Method 2: Manually Writing Migration Scripts

If you prefer to define materialized views directly in migration scripts, you can use the op.create_materialized_view operation.

python
# In your Alembic migration script
from alembic import op

def upgrade():
    op.create_materialized_view(
        "my_mv",
        "SELECT product_id, SUM(total_sales) as aggregated_sales FROM sales_records GROUP BY product_id",
        starrocks_refresh="ASYNC",
    )

def downgrade():
    op.drop_materialized_view("my_mv")

Note

No matter whether using --autogenerate or manual scripting, you should use alembic upgrade head --sql to inspect the raw SQL and verify it carefully.

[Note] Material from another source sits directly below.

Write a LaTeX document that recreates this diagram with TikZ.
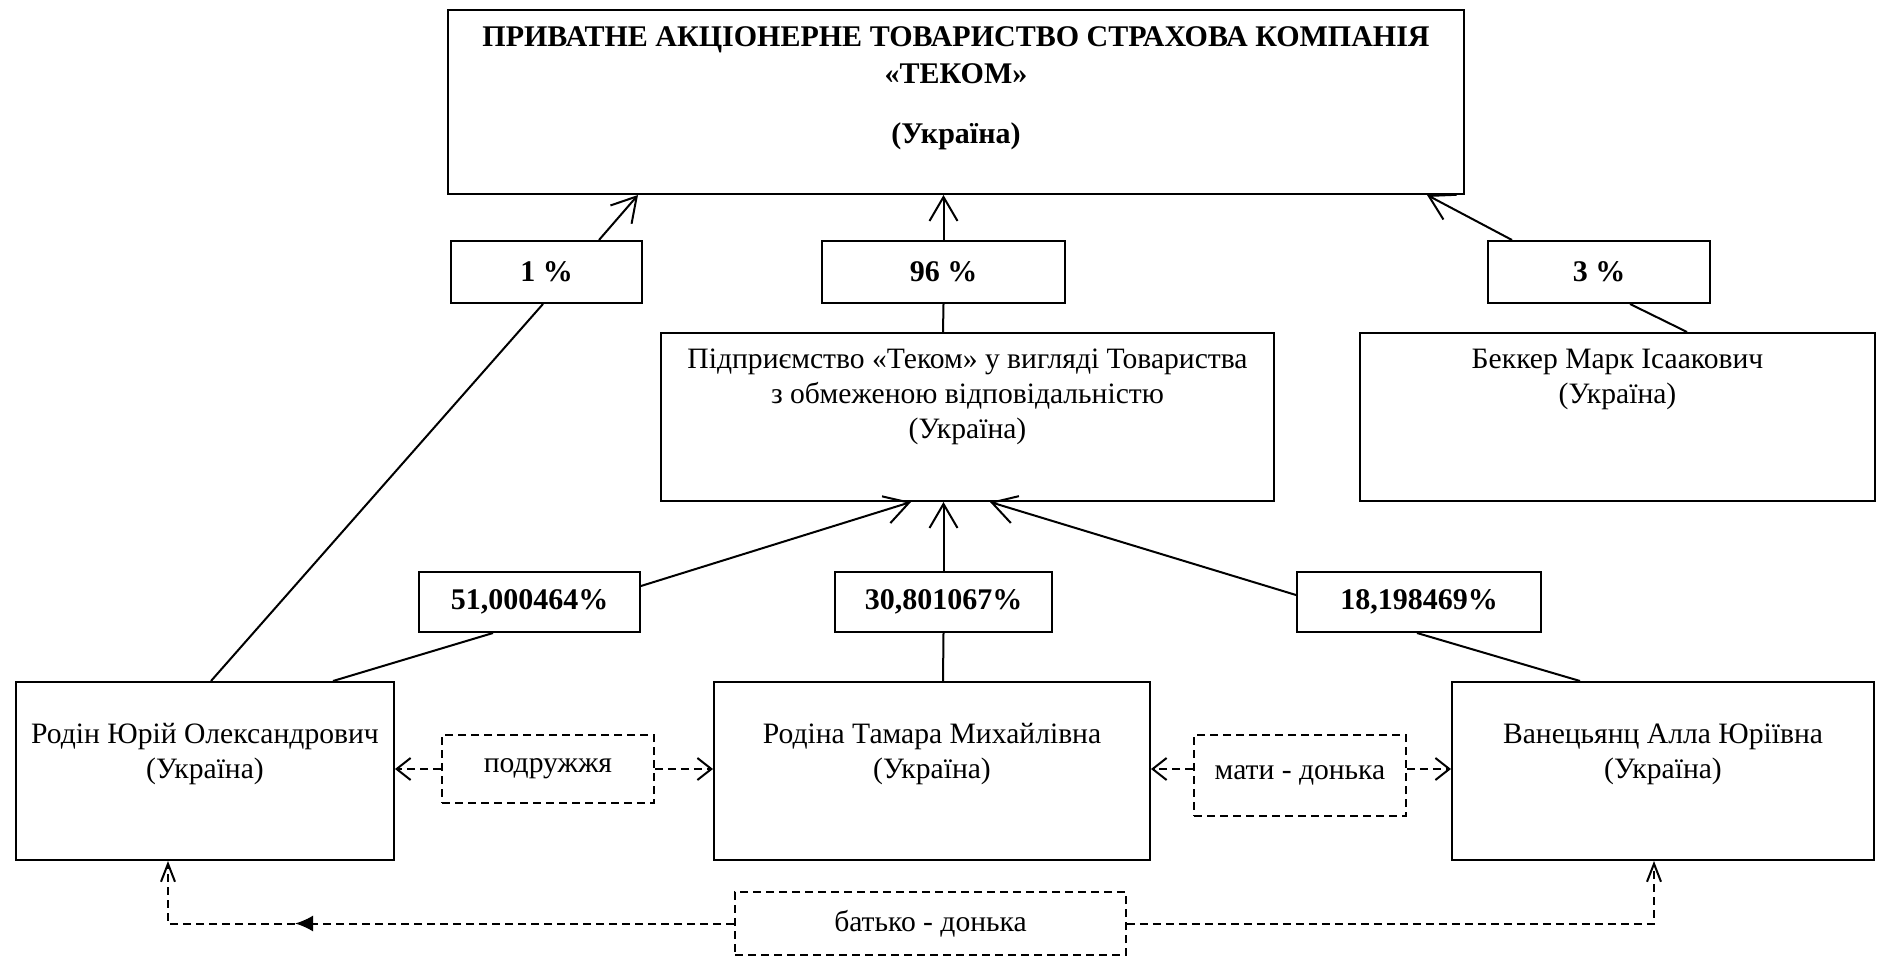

ALTER Support and Limitations

  • Only the following attributes can be altered for a Materialized View:
    • REFRESH
    • PROPERTIES
  • The following attributes are not supported to be altered in StarRocks:
    • definition (AS SELECT),
    • comment, columns,
    • partition_by, distributed_by, order_by,
  • The following operations not supported by starrocks-sqlalchemy now:
    • rename,
    • activate/deactivate,
    • swap,

Autogenerate will raise errors for immutable changes instead of producing ALTER statements. You should decide explicitly (usually DROP + CREATE) in those cases or with direct SQL statement, such as engine.connect().execute(text("ALTER MATERIALIZED VIEW ...")).